▸ TASK DETAILS: Using the listing below, output only the lines from the one that contains "What Bokeh code" through the one that contains "xs = [i + 0.5 for i in range(len(years))]", inclusive, exactly as given and without images.

[Extracted records]
────────

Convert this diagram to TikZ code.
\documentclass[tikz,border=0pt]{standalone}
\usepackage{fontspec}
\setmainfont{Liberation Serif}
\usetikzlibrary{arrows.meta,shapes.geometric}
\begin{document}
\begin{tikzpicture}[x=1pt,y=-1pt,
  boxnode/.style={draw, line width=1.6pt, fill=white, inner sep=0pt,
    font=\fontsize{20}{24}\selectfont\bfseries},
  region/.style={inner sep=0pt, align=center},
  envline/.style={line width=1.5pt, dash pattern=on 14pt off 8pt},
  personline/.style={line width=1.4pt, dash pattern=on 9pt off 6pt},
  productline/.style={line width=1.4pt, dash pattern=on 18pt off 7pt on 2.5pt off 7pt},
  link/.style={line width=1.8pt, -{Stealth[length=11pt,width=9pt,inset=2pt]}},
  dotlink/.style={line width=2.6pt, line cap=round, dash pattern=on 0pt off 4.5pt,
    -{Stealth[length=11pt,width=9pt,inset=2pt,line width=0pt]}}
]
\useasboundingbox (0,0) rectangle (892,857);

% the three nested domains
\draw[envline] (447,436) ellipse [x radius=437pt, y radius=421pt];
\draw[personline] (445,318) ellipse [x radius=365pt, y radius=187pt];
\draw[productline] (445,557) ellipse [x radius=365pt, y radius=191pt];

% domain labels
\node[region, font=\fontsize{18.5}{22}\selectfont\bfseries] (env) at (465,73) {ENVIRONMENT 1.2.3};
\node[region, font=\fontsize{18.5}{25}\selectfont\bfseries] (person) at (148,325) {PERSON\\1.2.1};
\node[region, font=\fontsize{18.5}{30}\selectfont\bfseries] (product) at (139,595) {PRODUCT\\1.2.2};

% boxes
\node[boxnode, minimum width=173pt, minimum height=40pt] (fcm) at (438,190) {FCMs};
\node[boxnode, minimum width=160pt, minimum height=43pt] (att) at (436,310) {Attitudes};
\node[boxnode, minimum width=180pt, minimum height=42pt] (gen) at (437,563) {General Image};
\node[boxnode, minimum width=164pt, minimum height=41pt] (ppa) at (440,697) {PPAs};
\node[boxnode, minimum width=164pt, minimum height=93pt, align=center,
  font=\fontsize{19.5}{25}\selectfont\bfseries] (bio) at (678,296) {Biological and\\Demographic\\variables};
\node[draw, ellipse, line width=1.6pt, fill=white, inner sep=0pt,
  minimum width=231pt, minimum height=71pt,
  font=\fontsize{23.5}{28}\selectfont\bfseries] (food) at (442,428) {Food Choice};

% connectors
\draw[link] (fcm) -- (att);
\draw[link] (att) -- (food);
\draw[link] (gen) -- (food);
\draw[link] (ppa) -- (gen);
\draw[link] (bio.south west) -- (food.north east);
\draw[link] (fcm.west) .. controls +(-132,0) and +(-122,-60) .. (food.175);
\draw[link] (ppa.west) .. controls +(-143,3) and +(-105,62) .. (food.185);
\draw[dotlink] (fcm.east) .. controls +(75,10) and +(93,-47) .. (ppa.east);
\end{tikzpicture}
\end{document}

────────

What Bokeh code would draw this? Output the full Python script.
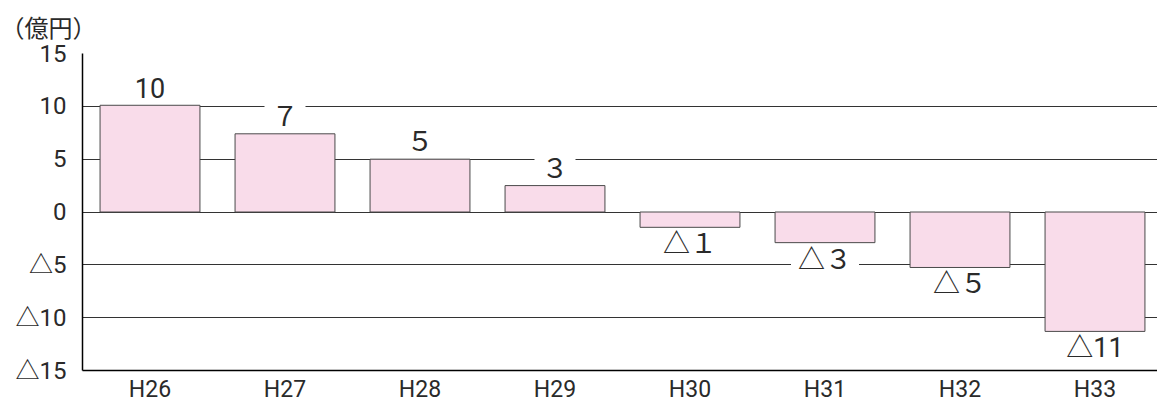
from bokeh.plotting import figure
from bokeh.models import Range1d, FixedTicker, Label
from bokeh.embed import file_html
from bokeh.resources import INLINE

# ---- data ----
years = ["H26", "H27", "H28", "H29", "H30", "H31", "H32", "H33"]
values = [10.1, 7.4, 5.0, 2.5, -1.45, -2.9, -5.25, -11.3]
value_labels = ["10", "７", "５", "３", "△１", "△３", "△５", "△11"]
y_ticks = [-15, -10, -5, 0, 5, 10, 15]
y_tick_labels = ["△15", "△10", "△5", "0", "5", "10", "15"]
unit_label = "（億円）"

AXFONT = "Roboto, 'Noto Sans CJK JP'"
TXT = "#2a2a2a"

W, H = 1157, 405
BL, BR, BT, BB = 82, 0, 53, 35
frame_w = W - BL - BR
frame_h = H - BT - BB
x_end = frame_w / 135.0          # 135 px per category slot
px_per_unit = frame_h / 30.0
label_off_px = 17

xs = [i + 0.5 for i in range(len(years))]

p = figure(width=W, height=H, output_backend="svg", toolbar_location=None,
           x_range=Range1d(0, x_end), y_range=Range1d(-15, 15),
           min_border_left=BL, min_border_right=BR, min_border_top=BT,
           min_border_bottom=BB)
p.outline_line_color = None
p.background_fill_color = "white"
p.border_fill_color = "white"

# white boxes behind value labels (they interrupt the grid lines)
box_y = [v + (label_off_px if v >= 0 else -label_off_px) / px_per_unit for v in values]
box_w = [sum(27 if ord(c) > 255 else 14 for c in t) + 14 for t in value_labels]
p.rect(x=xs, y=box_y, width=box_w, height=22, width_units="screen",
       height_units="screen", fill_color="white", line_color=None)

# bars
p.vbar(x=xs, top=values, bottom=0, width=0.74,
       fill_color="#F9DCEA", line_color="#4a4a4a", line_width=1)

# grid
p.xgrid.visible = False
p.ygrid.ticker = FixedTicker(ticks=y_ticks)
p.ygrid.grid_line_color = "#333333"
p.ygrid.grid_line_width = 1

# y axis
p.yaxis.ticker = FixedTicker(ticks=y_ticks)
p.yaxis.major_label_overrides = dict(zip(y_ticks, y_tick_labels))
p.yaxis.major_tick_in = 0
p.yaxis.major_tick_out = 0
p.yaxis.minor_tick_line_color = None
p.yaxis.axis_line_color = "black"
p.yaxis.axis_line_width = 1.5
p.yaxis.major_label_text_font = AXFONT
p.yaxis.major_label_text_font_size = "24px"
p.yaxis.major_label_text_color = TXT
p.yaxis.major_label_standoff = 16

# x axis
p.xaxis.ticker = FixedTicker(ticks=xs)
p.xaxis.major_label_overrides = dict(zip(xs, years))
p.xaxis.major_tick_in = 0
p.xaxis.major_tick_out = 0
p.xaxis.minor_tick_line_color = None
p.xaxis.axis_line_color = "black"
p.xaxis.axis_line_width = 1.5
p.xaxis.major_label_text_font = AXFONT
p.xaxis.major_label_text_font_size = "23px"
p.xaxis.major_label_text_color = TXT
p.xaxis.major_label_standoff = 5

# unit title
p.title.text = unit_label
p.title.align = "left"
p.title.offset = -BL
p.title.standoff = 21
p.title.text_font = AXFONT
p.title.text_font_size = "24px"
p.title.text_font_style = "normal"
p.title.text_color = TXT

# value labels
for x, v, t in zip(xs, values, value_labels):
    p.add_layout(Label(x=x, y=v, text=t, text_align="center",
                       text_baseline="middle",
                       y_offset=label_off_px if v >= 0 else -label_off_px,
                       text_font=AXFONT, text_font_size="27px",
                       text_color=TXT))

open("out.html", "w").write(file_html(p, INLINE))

────────

▸ EXERCISE RESPONSE:
What Bokeh code would draw this? Output the full Python script.
from bokeh.plotting import figure
from bokeh.models import Range1d, FixedTicker, Label
from bokeh.embed import file_html
from bokeh.resources import INLINE

# ---- data ----
years = ["H26", "H27", "H28", "H29", "H30", "H31", "H32", "H33"]
values = [10.1, 7.4, 5.0, 2.5, -1.45, -2.9, -5.25, -11.3]
value_labels = ["10", "７", "５", "３", "△１", "△３", "△５", "△11"]
y_ticks = [-15, -10, -5, 0, 5, 10, 15]
y_tick_labels = ["△15", "△10", "△5", "0", "5", "10", "15"]
unit_label = "（億円）"

AXFONT = "Roboto, 'Noto Sans CJK JP'"
TXT = "#2a2a2a"

W, H = 1157, 405
BL, BR, BT, BB = 82, 0, 53, 35
frame_w = W - BL - BR
frame_h = H - BT - BB
x_end = frame_w / 135.0          # 135 px per category slot
px_per_unit = frame_h / 30.0
label_off_px = 17

xs = [i + 0.5 for i in range(len(years))]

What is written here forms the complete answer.